■ WHAT YOU WILL DO
Copy all entries without alteration and skip the pictures they hold.

■ EXERCISE MATERIAL
begin

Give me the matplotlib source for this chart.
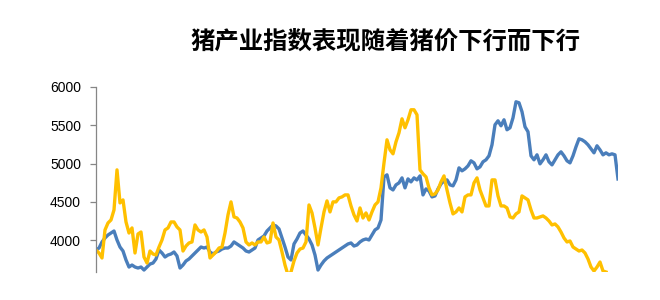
import matplotlib
matplotlib.use("Agg")
import matplotlib.pyplot as plt

title = "猪产业指数表现随着猪价下行而下行"

# Pig industry index (blue)
index_vals = [
    3873, 3899, 3978, 4030, 4069, 4095, 4121, 4004, 3912, 3860,
    3743, 3651, 3677, 3651, 3638, 3651, 3612, 3651, 3690, 3703,
    3756, 3873, 3834, 3782, 3808, 3821, 3847, 3795, 3638, 3677,
    3730, 3756, 3795, 3834, 3873, 3912, 3899, 3912, 3847, 3821,
    3847, 3860, 3886, 3899, 3899, 3925, 3978, 3952, 3925, 3899,
    3860, 3847, 3873, 3899, 4004, 4030, 4056, 4121, 4161, 4200,
    4187, 4148, 4030, 3912, 3782, 3743, 3952, 4017, 4095, 4121,
    4069, 4017, 3939, 3808, 3612, 3677, 3730, 3769, 3795, 3821,
    3847, 3873, 3899, 3925, 3952, 3965, 3925, 3939, 3978, 4004,
    4017, 4004, 4069, 4135, 4161, 4265, 4827, 4854, 4684, 4657,
    4723, 4749, 4814, 4684, 4801, 4762, 4814, 4788, 4840, 4592,
    4670, 4644, 4566, 4579, 4670, 4736, 4775, 4788, 4723, 4710,
    4788, 4945, 4906, 4932, 4971, 5037, 5010, 4932, 4958, 5024,
    5050, 5102, 5246, 5507, 5559, 5494, 5572, 5442, 5468, 5598,
    5807, 5794, 5677, 5481, 5416, 5102, 5050, 5115, 4997, 5050,
    5115, 5024, 4984, 5050, 5115, 5154, 5102, 5037, 5010, 5102,
    5220, 5324, 5311, 5285, 5246, 5194, 5141, 5233, 5180, 5115,
    5141, 5115, 5128, 5115, 4800,
]

# Pig price (yellow)
price_vals = [
    3873, 3834, 3769, 4135, 4226, 4265, 4396, 4919, 4488, 4527,
    4239, 4095, 4161, 3834, 4082, 4108, 3782, 3703, 3860, 3821,
    3808, 3912, 4004, 4135, 4161, 4239, 4239, 4174, 4135, 3860,
    3925, 3965, 3978, 4200, 4135, 4108, 4135, 4043, 3769, 3808,
    3847, 3899, 3912, 4095, 4331, 4501, 4305, 4291, 4239, 4161,
    3978, 3939, 3965, 3939, 3978, 3978, 4043, 3965, 3978, 4226,
    4043, 4004, 3847, 3677, 3547, 3586, 3730, 3834, 3886, 3899,
    3978, 4461, 4357, 4161, 3939, 4161, 4370, 4514, 4370, 4501,
    4501, 4553, 4566, 4592, 4592, 4448, 4331, 4252, 4422, 4291,
    4357, 4265, 4370, 4461, 4501, 4684, 5010, 5311, 5180, 5128,
    5285, 5403, 5585, 5468, 5572, 5703, 5703, 5637, 4919, 4867,
    4827, 4684, 4592, 4605, 4657, 4762, 4840, 4657, 4488, 4344,
    4370, 4422, 4370, 4566, 4592, 4592, 4749, 4814, 4657, 4553,
    4448, 4448, 4788, 4788, 4579, 4448, 4448, 4422, 4305, 4291,
    4344, 4370, 4579, 4553, 4527, 4396, 4291, 4291, 4305, 4318,
    4291, 4252, 4200, 4213, 4174, 4108, 4030, 3978, 3991, 3912,
    3886, 3860, 3873, 3834, 3756, 3651, 3599, 3651, 3716, 3599,
    3586,
]

y_ticks = [4000, 4500, 5000, 5500, 6000]

fig = plt.figure(figsize=(6.6, 3.0), dpi=100)
ax = fig.add_axes([96 / 660, 1 - 271.7 / 300, (618 - 96) / 660, (271.7 - 87) / 300])

ax.plot(range(len(index_vals)), index_vals, color="#4A7EBB", lw=2.4, solid_joinstyle="round")
ax.plot(range(len(price_vals)), price_vals, color="#FFC000", lw=2.4, solid_joinstyle="round")

ax.set_xlim(0, len(index_vals) - 1)
ax.set_ylim(3590, 6000)
ax.set_yticks(y_ticks)
ax.set_yticklabels([str(t) for t in y_ticks], family="Liberation Sans", fontsize=10)
ax.set_xticks([])

for s in ["top", "right", "bottom"]:
    ax.spines[s].set_visible(False)
ax.spines["left"].set_color("#868686")
ax.spines["left"].set_linewidth(0.9)
ax.tick_params(axis="y", direction="out", length=4.3, width=0.9, color="#868686", pad=6.5, labelcolor="#000000")

fig.text(0.584, 1 - 41 / 300, title, ha="center", va="center", fontsize=17.6,
         fontweight="bold", family=["Noto Sans CJK SC", "DejaVu Sans"])

fig.savefig("out.png", dpi=100)
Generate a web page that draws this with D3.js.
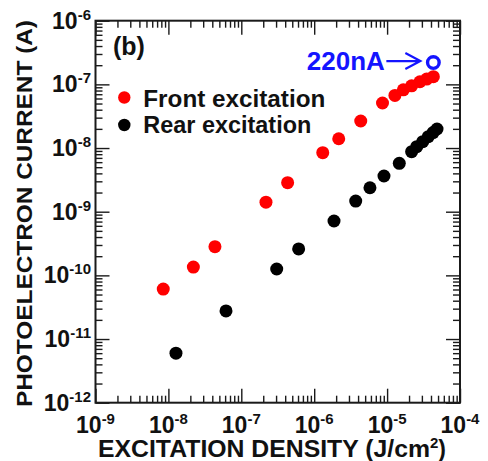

end

■ CORRECT OUTPUT
Give me the matplotlib source for this chart.
import matplotlib
matplotlib.use("Agg")
import matplotlib.pyplot as plt

title = "猪产业指数表现随着猪价下行而下行"

# Pig industry index (blue)
index_vals = [
    3873, 3899, 3978, 4030, 4069, 4095, 4121, 4004, 3912, 3860,
    3743, 3651, 3677, 3651, 3638, 3651, 3612, 3651, 3690, 3703,
    3756, 3873, 3834, 3782, 3808, 3821, 3847, 3795, 3638, 3677,
    3730, 3756, 3795, 3834, 3873, 3912, 3899, 3912, 3847, 3821,
    3847, 3860, 3886, 3899, 3899, 3925, 3978, 3952, 3925, 3899,
    3860, 3847, 3873, 3899, 4004, 4030, 4056, 4121, 4161, 4200,
    4187, 4148, 4030, 3912, 3782, 3743, 3952, 4017, 4095, 4121,
    4069, 4017, 3939, 3808, 3612, 3677, 3730, 3769, 3795, 3821,
    3847, 3873, 3899, 3925, 3952, 3965, 3925, 3939, 3978, 4004,
    4017, 4004, 4069, 4135, 4161, 4265, 4827, 4854, 4684, 4657,
    4723, 4749, 4814, 4684, 4801, 4762, 4814, 4788, 4840, 4592,
    4670, 4644, 4566, 4579, 4670, 4736, 4775, 4788, 4723, 4710,
    4788, 4945, 4906, 4932, 4971, 5037, 5010, 4932, 4958, 5024,
    5050, 5102, 5246, 5507, 5559, 5494, 5572, 5442, 5468, 5598,
    5807, 5794, 5677, 5481, 5416, 5102, 5050, 5115, 4997, 5050,
    5115, 5024, 4984, 5050, 5115, 5154, 5102, 5037, 5010, 5102,
    5220, 5324, 5311, 5285, 5246, 5194, 5141, 5233, 5180, 5115,
    5141, 5115, 5128, 5115, 4800,
]

# Pig price (yellow)
price_vals = [
    3873, 3834, 3769, 4135, 4226, 4265, 4396, 4919, 4488, 4527,
    4239, 4095, 4161, 3834, 4082, 4108, 3782, 3703, 3860, 3821,
    3808, 3912, 4004, 4135, 4161, 4239, 4239, 4174, 4135, 3860,
    3925, 3965, 3978, 4200, 4135, 4108, 4135, 4043, 3769, 3808,
    3847, 3899, 3912, 4095, 4331, 4501, 4305, 4291, 4239, 4161,
    3978, 3939, 3965, 3939, 3978, 3978, 4043, 3965, 3978, 4226,
    4043, 4004, 3847, 3677, 3547, 3586, 3730, 3834, 3886, 3899,
    3978, 4461, 4357, 4161, 3939, 4161, 4370, 4514, 4370, 4501,
    4501, 4553, 4566, 4592, 4592, 4448, 4331, 4252, 4422, 4291,
    4357, 4265, 4370, 4461, 4501, 4684, 5010, 5311, 5180, 5128,
    5285, 5403, 5585, 5468, 5572, 5703, 5703, 5637, 4919, 4867,
    4827, 4684, 4592, 4605, 4657, 4762, 4840, 4657, 4488, 4344,
    4370, 4422, 4370, 4566, 4592, 4592, 4749, 4814, 4657, 4553,
    4448, 4448, 4788, 4788, 4579, 4448, 4448, 4422, 4305, 4291,
    4344, 4370, 4579, 4553, 4527, 4396, 4291, 4291, 4305, 4318,
    4291, 4252, 4200, 4213, 4174, 4108, 4030, 3978, 3991, 3912,
    3886, 3860, 3873, 3834, 3756, 3651, 3599, 3651, 3716, 3599,
    3586,
]

y_ticks = [4000, 4500, 5000, 5500, 6000]

fig = plt.figure(figsize=(6.6, 3.0), dpi=100)
ax = fig.add_axes([96 / 660, 1 - 271.7 / 300, (618 - 96) / 660, (271.7 - 87) / 300])

ax.plot(range(len(index_vals)), index_vals, color="#4A7EBB", lw=2.4, solid_joinstyle="round")
ax.plot(range(len(price_vals)), price_vals, color="#FFC000", lw=2.4, solid_joinstyle="round")

ax.set_xlim(0, len(index_vals) - 1)
ax.set_ylim(3590, 6000)
ax.set_yticks(y_ticks)
ax.set_yticklabels([str(t) for t in y_ticks], family="Liberation Sans", fontsize=10)
ax.set_xticks([])

for s in ["top", "right", "bottom"]:
    ax.spines[s].set_visible(False)
ax.spines["left"].set_color("#868686")
ax.spines["left"].set_linewidth(0.9)
ax.tick_params(axis="y", direction="out", length=4.3, width=0.9, color="#868686", pad=6.5, labelcolor="#000000")

fig.text(0.584, 1 - 41 / 300, title, ha="center", va="center", fontsize=17.6,
         fontweight="bold", family=["Noto Sans CJK SC", "DejaVu Sans"])

fig.savefig("out.png", dpi=100)
Generate a web page that draws this with D3.js.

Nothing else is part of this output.